Mr Hale has gathered more than 70 new witness statements in all, along with diagrams, photographs and soiled clothing which Downing wore to work that day.

Six witnesses are prepared to say they saw Downing leave the cemetery while Ms Sewell was alive. One saw her kissing a man in the cemetery while another approached, shouting and swearing at Ms Sewell.

The case has become cruelly known as the "Bakewell Tart" murder, because of the widely-held belief that Ms Sewell's colourful love life, bordering on prostitution, led to her death.

Mr Hale has also learned that the murder victim wanted money from the likely fathers of her child and had liaisons with at least one senior police officer, a lawyer and three known local criminals. The cemetery where she died was known as a haunt for lovers.

All this information will now go before the Court of Appeal judges along with other new evidence, including forensic tests showing that a palm print and fibres found on the pickaxe handle used to bludgeon Ms Sewell did not belong to her or Downing.

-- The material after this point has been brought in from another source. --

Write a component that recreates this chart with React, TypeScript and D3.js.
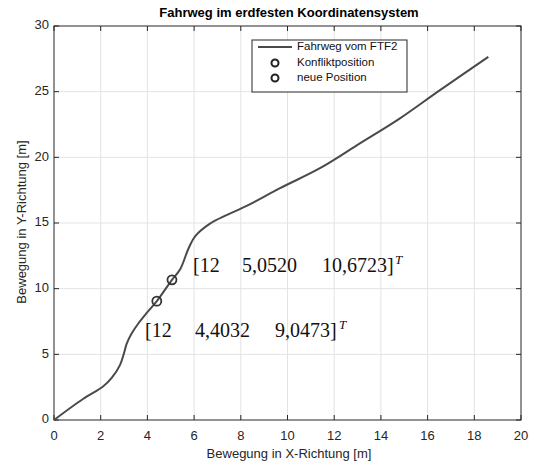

The attacker, unlike Downing, was right-handed.

Back in Bakewell, Downing's parents were yesterday hoping that their boy would soon be on his way home. After hearing that the case was to go back to court, Mr Downing said: "We are very, very pleased and absolutely delighted with what has happened. It has been a long, hard battle."

Downing received a hero's welcome when a prison officer escorted him to Derbyshire on a home visit six years ago buthis supporters fear his rehabilitation will be far from easy.

Mr Hale said: "Another strugggle may be about to start."But he believes that Downing is not the only local man facing an uncertain future.

"We have disproved several false alibis and there's clear evidence pointing to the killer," he said. "They've got away with it for 27 years. There are some very nervous people in Bakewell."